[start LISTING]
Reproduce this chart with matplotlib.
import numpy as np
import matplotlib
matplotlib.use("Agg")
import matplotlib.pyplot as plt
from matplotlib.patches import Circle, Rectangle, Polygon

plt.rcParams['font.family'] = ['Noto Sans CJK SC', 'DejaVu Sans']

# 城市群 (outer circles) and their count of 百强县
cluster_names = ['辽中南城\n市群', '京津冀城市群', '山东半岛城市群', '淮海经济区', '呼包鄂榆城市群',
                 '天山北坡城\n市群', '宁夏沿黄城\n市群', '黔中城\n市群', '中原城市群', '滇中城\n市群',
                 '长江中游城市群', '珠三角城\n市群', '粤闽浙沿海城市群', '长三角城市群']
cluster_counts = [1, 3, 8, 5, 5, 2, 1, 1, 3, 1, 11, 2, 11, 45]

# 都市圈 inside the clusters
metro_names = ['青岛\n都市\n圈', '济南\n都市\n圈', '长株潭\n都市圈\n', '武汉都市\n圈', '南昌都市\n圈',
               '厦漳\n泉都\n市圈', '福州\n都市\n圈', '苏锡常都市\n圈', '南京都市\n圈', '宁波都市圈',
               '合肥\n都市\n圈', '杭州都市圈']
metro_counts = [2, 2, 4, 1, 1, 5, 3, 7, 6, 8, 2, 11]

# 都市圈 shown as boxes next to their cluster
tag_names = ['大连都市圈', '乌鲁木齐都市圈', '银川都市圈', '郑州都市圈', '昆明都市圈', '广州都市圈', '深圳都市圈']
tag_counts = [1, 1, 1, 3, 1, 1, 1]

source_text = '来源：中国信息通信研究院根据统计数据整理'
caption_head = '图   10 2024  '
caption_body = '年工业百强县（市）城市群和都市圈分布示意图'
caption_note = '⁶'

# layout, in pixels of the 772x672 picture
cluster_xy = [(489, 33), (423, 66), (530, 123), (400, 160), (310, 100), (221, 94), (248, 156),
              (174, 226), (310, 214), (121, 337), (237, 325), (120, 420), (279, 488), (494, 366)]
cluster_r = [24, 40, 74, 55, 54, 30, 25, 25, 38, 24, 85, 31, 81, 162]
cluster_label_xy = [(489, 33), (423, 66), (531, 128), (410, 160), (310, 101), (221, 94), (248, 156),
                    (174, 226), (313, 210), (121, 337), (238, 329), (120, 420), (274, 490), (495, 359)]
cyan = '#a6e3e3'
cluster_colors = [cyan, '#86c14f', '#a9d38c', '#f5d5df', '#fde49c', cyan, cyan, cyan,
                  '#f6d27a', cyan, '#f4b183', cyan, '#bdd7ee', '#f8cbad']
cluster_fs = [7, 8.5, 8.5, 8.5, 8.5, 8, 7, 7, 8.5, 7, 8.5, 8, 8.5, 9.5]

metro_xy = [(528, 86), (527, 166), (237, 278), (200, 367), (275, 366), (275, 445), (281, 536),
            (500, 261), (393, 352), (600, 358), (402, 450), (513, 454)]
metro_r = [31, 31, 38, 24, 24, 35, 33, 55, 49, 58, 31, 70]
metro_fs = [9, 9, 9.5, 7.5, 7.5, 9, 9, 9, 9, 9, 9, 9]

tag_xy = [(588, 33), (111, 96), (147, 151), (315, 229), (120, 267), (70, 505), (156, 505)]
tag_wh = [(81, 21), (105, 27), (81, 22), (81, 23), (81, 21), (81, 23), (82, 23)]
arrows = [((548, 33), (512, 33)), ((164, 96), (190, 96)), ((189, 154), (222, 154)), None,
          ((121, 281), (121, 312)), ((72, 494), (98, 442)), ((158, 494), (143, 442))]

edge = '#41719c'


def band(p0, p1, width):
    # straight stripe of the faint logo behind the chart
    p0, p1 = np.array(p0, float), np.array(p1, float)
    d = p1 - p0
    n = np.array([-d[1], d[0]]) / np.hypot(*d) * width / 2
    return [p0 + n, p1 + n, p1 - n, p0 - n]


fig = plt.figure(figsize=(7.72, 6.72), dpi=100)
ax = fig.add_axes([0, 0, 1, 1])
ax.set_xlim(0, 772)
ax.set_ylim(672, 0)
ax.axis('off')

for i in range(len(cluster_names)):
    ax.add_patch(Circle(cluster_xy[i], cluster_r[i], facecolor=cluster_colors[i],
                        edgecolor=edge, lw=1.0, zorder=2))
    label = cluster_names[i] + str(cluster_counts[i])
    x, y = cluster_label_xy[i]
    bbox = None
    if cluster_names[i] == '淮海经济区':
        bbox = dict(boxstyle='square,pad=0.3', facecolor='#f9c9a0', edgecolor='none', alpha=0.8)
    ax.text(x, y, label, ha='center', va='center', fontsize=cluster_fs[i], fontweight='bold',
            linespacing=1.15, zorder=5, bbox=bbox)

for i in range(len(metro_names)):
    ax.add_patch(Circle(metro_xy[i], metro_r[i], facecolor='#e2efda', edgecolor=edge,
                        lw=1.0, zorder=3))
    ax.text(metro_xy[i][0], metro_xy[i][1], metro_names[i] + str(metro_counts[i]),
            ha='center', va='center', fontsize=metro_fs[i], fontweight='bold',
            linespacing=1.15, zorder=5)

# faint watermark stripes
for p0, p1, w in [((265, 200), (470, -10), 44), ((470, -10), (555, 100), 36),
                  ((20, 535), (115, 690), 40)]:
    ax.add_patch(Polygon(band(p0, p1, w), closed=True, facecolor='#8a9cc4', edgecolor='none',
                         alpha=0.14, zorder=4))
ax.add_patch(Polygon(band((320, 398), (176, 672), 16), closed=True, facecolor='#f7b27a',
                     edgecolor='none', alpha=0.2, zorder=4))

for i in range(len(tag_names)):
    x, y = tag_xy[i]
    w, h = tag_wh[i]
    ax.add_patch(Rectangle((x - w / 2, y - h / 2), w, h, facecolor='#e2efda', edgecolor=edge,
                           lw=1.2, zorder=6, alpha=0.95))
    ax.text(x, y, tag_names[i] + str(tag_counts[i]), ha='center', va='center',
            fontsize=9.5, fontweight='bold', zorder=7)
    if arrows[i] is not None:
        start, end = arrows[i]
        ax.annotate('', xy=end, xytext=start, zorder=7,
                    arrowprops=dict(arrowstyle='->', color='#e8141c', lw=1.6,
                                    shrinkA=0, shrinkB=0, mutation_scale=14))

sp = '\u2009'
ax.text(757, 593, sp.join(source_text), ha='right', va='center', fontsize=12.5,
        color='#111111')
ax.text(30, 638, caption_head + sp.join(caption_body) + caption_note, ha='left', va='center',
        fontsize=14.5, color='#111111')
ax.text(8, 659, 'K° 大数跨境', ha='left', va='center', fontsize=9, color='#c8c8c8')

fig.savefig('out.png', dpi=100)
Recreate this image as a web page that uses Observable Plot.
[end LISTING]
** SET EXERCISE **
Pull every line holding "chart" out of the records.

** WRITTEN REPLY **
Reproduce this chart with matplotlib.
    # straight stripe of the faint logo behind the chart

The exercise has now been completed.